Hablar de la calidad que encierra una determinada democracia sería tanto como hacerlo de la categoría humana que atesoran quienes la componen. Y quizá podríamos saberlo, averiguando la proporción existente entre aquellos que la defienden con su esfuerzo solidario y los que se aprovechan y viven de ese esfuerzo que los primeros realizan para contribuir a hacerla algo mejor.
Hace treinta siglos que el poeta Homero dijera eso de “qué llevadera es la labor cuando muchos comparten la fatiga”. No hace muchos años un brasileño, Paulo Freire, decía algo parecido pero en referencia a una realidad más próxima y concreta. “La solidaridad social y política que necesitamos para construir una sociedad menos fea y menos agresiva, en la cual podamos ser más nosotros mismos, tiene una práctica de real importancia en la formación democrática”. La frase de Homero sigue siendo universalmente válida y lo será mientras los hombres mantengamos un mínimo de inteligencia; la de Freire también aunque contenga un sentido político y por lo tanto más parcial; pero una cosa parece cierta, la tierra es de todos y todos podemos y debemos vivir también en ella con comodidad existencial, desarrollando nuestras potencialidades como personas.

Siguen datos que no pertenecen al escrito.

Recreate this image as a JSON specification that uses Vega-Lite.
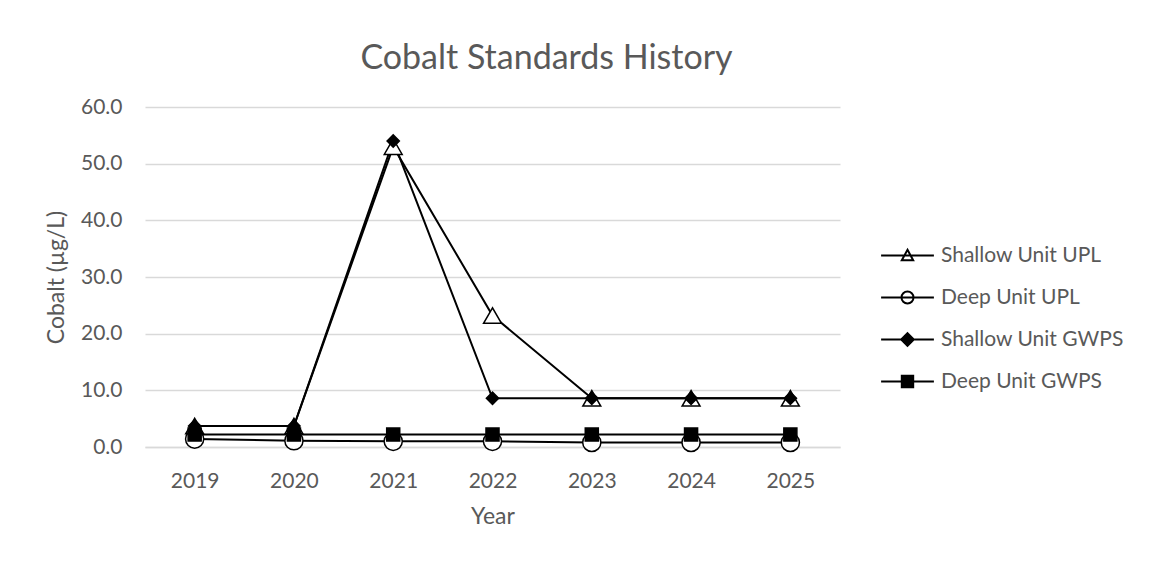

Aquello que las dos frases trasmiten es la idea de solidaridad, el único camino que nos llevará a la consecución de todas las aspiraciones de la civilización humana.
Y es que causa estupor y algo más observar cómo tras tantos siglos de existencia, nosotros, hombres y mujeres modernos que nos decimos inteligentes y civilizados, continuemos profundamente divididos en ideas y objetivos. Desilusionante y traumático que no hayamos aprendido a dejar un hueco a quien no lo tiene; que el afán posesivo y de codicia, esa obsesión por poseer mucho más de lo que nos hace falta para subsistir, para vivir de manera digna y cómoda nos acabe, paradójicamente, amargando la existencia; que la máquina voraz que genera la inaguantable dinámica de querer tener más y más, que esa absurda vanidad de pretender no ya tener sino “ser también más que el de al lado” nos lleve a un estado de falta de solidaridad en un mundo que se cree y se dice curiosamente globalizado y socializado.
En relación a esto considero que el gran error de la socialización y de las revoluciones en general está en proclamar la igualdad social desde el necesario prisma de creer que las cosas y los bienes han de ser repartidos entre todos, pero, y creo que es ahí donde reside su fracaso en el tiempo, nunca hablan de que ese reparto ha de acabar siendo “compartido” entre todos también.
La solidaridad será un hecho cuando los hombres obremos conducidos y convencidos por una certeza trascendente, por algo que haga elevarnos sobre el plano en el que estamos mentalmente situados, el plano de la competencia frente al otro. Freire habla de la solidaridad social y política, pero esa solidaridad si un día llega a darse a nivel universal, será como consecuencia de la aceptación amable de un ideal al que todos nos dirijamos convencidos de que es el único camino, consecuencia de un enamoramiento de los seres humanos, de unos hacia los otros. Los hombres hemos de mirarnos de otra manera más confiada, más generosa, más comprensiva y cariñosa, más genuinamente humana.
Hay por ahí una película francesa, “Las nieves del Kilimanjaro” que es una adaptación del poema de Víctor Hugo, “Las pobres gentes”. Una de las críticas vertidas sobre ella dice: “Una película ejemplar para estos tiempos de engaño y falta de solidaridad permanente”. Si quieren empaparse de un profundo canto a la solidaridad, no dejen de verla. No a la teórica y literaria solidaridad que encierran estas líneas, sino a la solidaridad que un matrimonio formado por un sindicalista y una empleada de hogar de mediana edad pone en práctica de una manera vital. Un cántico a las generosas nieves de la solidaridad.